Attacks on schools, school boards, districts:

  • SB1026, Kavanagh (R-3), threatens school funding by banning “drag shows” for people under 18. Violators would lose state funds for 3 years. Broad enough to include school plays and pep rallies. Awaits Senate Rules. OPPOSE. 
  • SB1174, sponsored by John Kavanagh (R-3), would force schools to lose funding for students who are absent more than 10 days. Many situations, including family trauma, life-threatening accidents, and more can lead to unreported absences. Awaits Senate Rules. OPPOSE. 
  • SB1331, Shamp (R-29), would allow parents to carry guns on school property with a valid concealed weapons permit, violating federal law. Awaits Senate Rules. OPPOSE.
  • SB1599, Mesnard (R-13), would fine school districts that don’t post teacher salary information as already required by law up to $5,000 per day. Awaits Senate Rules. OPPOSE. 
  • SB1694, Hoffman (R-15), would ban the state, including public schools, from requiring “diversity, equity, and inclusion programs” for its employees. Awaits Senate Rules. OPPOSE.
  • SB1696, Hoffman (R-15), broadly doubles down on a ban on district and charter schools exposing minors to “sexually explicit materials.” Being amended to apply only to cities and counties. Awaits Senate Rules. OPPOSE.
  • HB2539, Pingerelli (R-28), would force the State Board of Education to implement a “public awareness program” to prop up school choice in Arizona, including free, mandatory publicity for taxpayer-funded ESA vouchers. Awaits House Rules. OPPOSE.
  • HB2546, Jones (R-17), would force any school district with at least 35,000 students to call an election to decide whether to split the district into two or more. This could lead to educational gerrymandering. Awaits House Rules. OPPOSE.

Attacks on direct democracy: 

  • SCR1002, Kern (R-27), would ask voters to require a supermajority vote on constitutional amendments. Awaits Senate Rules. OPPOSE.
  • SCR1015, Mesnard (R-13), would ask voters to require ballot measures to collect signatures from a percentage of voters in each of Arizona’s 30 legislative districts: 10% for initiatives and 15% for a constitutional amendment. Awaits Senate Rules. OPPOSE.

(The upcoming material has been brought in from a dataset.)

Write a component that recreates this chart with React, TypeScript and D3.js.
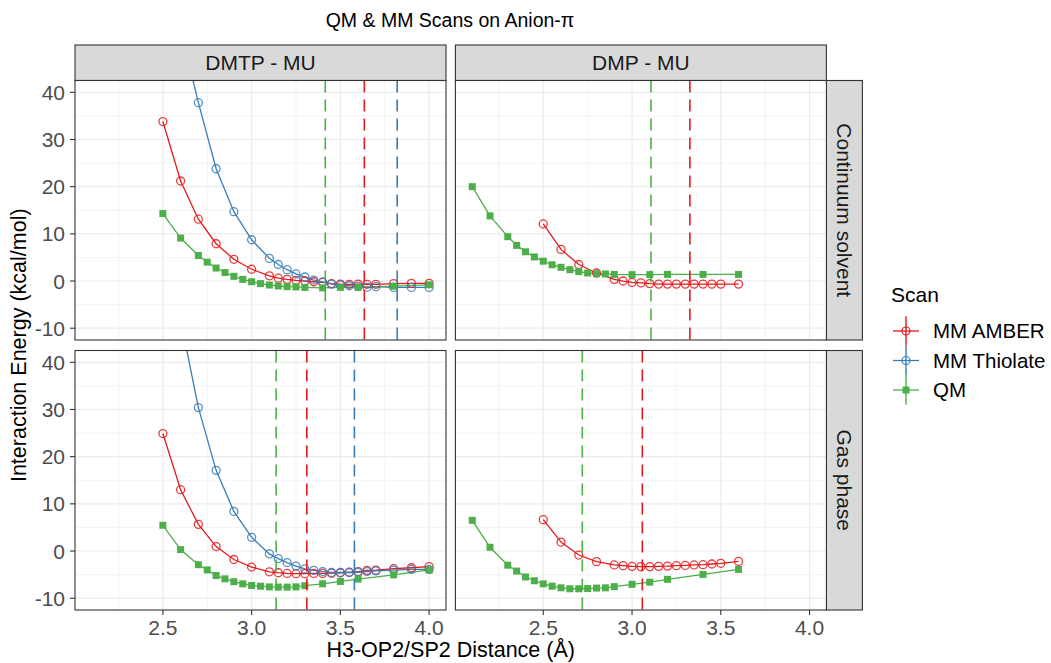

Resources & Accountability:

  • SB1281, Shamp (R-29), gives state income tax rebates of $200 individual, $400 joint, for anyone who filed a return in 2022. This could cost $540 million to $1.1 billion, which would spell massive cuts to K-12 education. Awaits Senate Rules. OPPOSE.
  • SB1657, Bennett (R-1), would reinstate a statewide K-12 exit test. Scheduled for Senate Education Committee, but held. Dead in its current form, but could be revived via striker. OPPOSE.
  • SB1674, Epstein (D-12), would require a cost study of Arizona online instruction to make sure students are learning and taxpayer dollars are properly spent. Awaits Senate Rules. SUPPORT.
  • SB1706, Marsh (D-4), creates reporting that requires the ADE to release more information about who is using ESA vouchers and how taxpayer funds are being spent. Awaits Senate Rules. SUPPORT.
  • HB2003, Livingston (R-28), would slash corporate income taxes nearly in half by 2025. Arizona’s tax giveaways already far outpace the entire state budget. Awaits House Rules. OPPOSE.